For his now infamous performance, he stands solemnly in the center of a room, swaying to the prelude with the silver spoon held tightly in his hand. A subtitle comes sliding across the bottom of the screen that says, “My agency went bankrupt and I am here to promote myself on my own.”
Even before he begins to sing, most viewers start laughing. But his parents didn’t think it was funny at all.
“When my parents saw me on the Web, they got mad as hell saying I was embarrassing them,” he said. “My mother fell sick with insomnia and my father yelled at me to go to into the army if I had nothing better to do.”
“They hated the idea of me going around begging to become a singer,” he said.
But what hurt him most were Internet posts that accused him of being a fake, he said.
He did not mind when people said he was lousy. But it was when people wrote that he was doing it as a marketing and PR strategy that he got upset.
“But these days I am receiving encouraging e-mails saying that my videos are cheering people up,” he said. “And they say that I am a good singer too,” he added with a grin.
Jang’s songs are currently selling well as a popular online item to upload onto personal Web sites as background music.
A few of the new popular videos on video-sharing Websites have copied the idea behind Jang’s video.
Some are called “My agency went bankrupt too,” while some gave his title a witty twist and says, “My agency is about to go bankrupt, I think.”
“I think this User Created Content stuff is like magic.
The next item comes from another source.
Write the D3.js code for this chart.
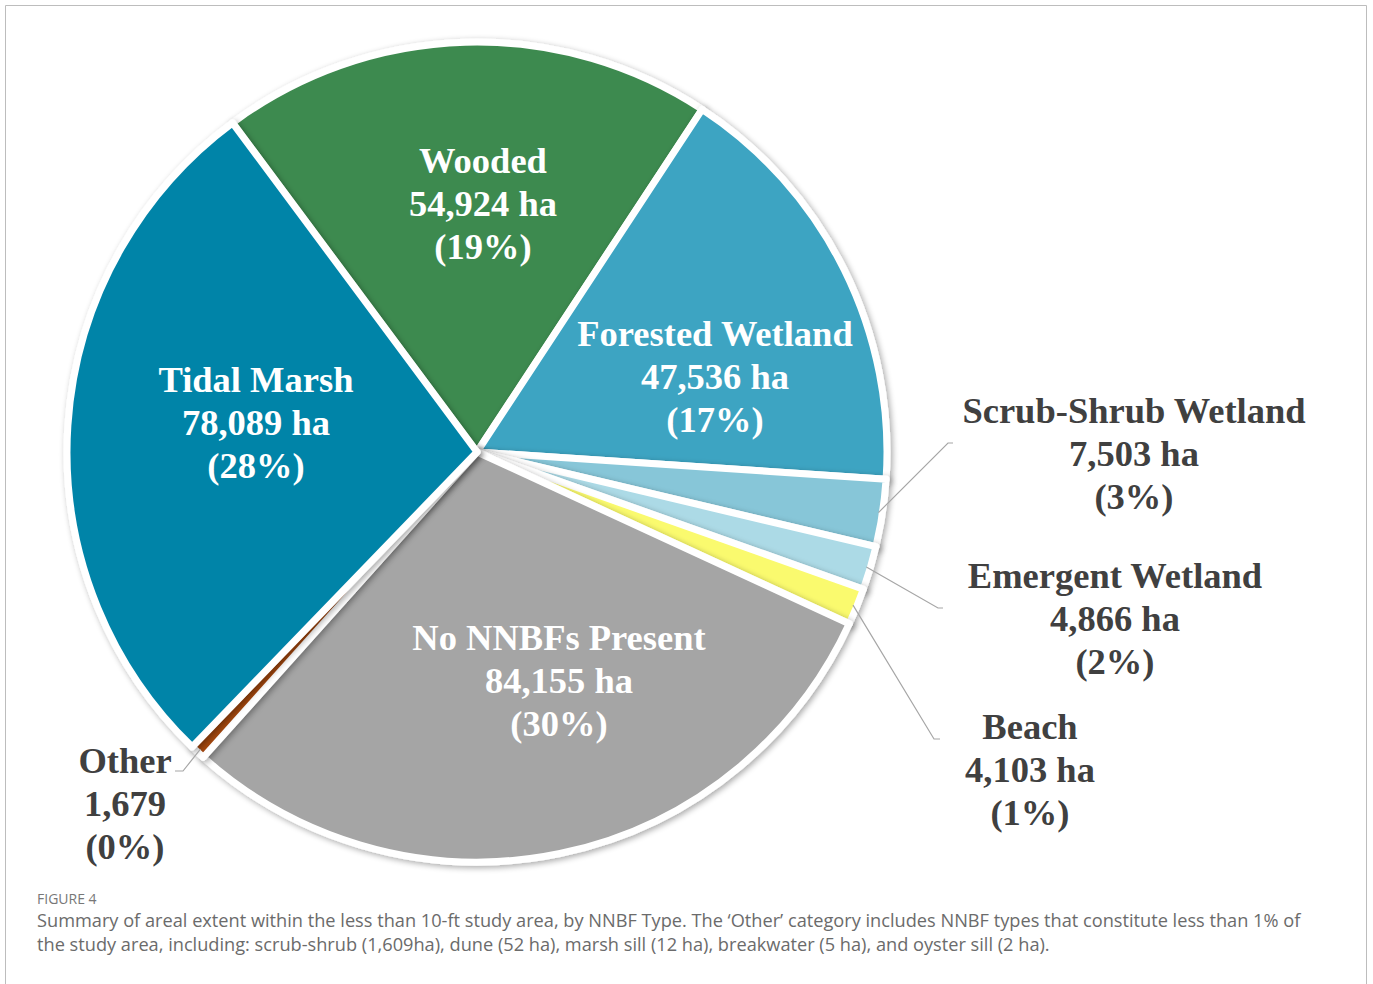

It gives anybody a chance to become a somebody,” Jang said. “Frankly speaking, I was a terrible singer and my music teacher told me to study composing instead. But I did not give up.”
So he has proved himself to be a hard-worker. But has he found himself an agent to get him back into the entertainment business again?
“Believe it or not,” he said, “there are some agencies who are calling me these days to work with me.”
“They all say their agency will not go bankrupt.”